I played Deponia and loved the gameplay and art style... unfortunately, I absolutely hated the plot and characters. Every time the sequels went on sale, I sat there staring and trying to debate if really fun gameplay was worth the insufferable main character and lack of actually engaging plot. Never could convince myself to. So I decided to try out this game instead, hoping for something better.

Night of the Rabbit combined creative puzzles, an intriguing world, lovable characters, and a moving plot to far exceed my expectations. It was definitely worth the $5 I payed for it. I'd even go so far as to say it'd be worth the original $20, if I were the sort to ever buy games that aren't on sale.

Also, I am now in love with a large, anthropopmorphic rabbit.
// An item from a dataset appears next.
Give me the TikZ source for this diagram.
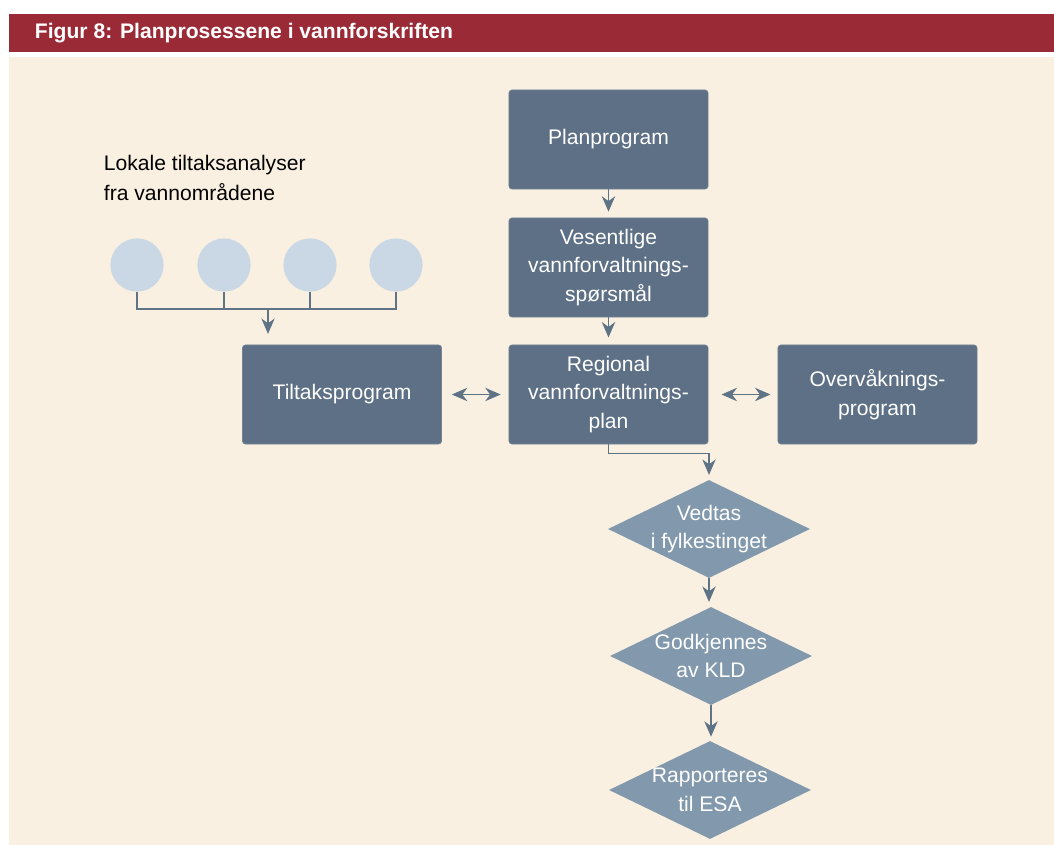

+ The plot is fantastic. It starts out as merely intriguing, leaving just enough mystery to keep you going. But as it goes on, the story gets more complex and meaningful--the pacing is just perfect to keep the tension and questions balanced until it culminates in a beautiful, but open ending.
+ The characters are adorable, funny, and you'll probably end up more invested in them then you previously thought. Now, they are fairly simple characters (excluding the Marquis, who deserves an entire game devoted to his adventures), but I think this fits what I'm going to talk about next.
+ It's got a lovely fairy-tale feel to it, so things that may seem overly simplistic actually work as part of its charm. But the plot and complexity of the magical world drive it beyond what most fairy-tales are made of, so the sense you get is less "simple" and more "nostalgic."
+ Gorgeous art style, fantastic music.
+ The world is endlessly intriguing, and it opens up bit-by-bit. Though you go back and forth between many areas, you unlock more bits and pieces of the map at a pace that keeps things fresh and interesting.
+ Lots of creative puzzles. You also use many items more than once, which I think is more interesting and refreshing that gathering a bunch of one use items that mysteriously vanish once you use them.
+ It has a few really clever gameplay elements that make the game more than "combine this item with that item" or "try using this stick on everything until you find something that works."
+ The Marquis. Just... the Marquis.

- The animation could be a bit smoother, and there's a reliance on stock poses rather than unique reactions to events. However, it doesn't overly detract from the style.
- Some of the puzzles don't make that much sense or are far from obvious. But I could say that about every point-and-click game I've ever played. Sometimes I'd think I was supposed to do one thing, but then it would turn out that I actually had to do the opposite. I think if the Advice Seeker spell was more specific (it was, for the most part, entirely useless in telling me anything I didn't already know), this could have been avoided.
- Really could benefit from something like a quest log. There are so many different requests to keep track of, and the journal doesn't give much detail or organize them well.
- Voice volume seemed to fluctuate and sometimes the music was much louder than the voices--and turning music down to almost nothing in the audio settings didn't help.

In the grand scheme of things, my problems with it are very small and nitpicky. Long and short of it is, it's a great game, pick it up during the sale. You won't regret it.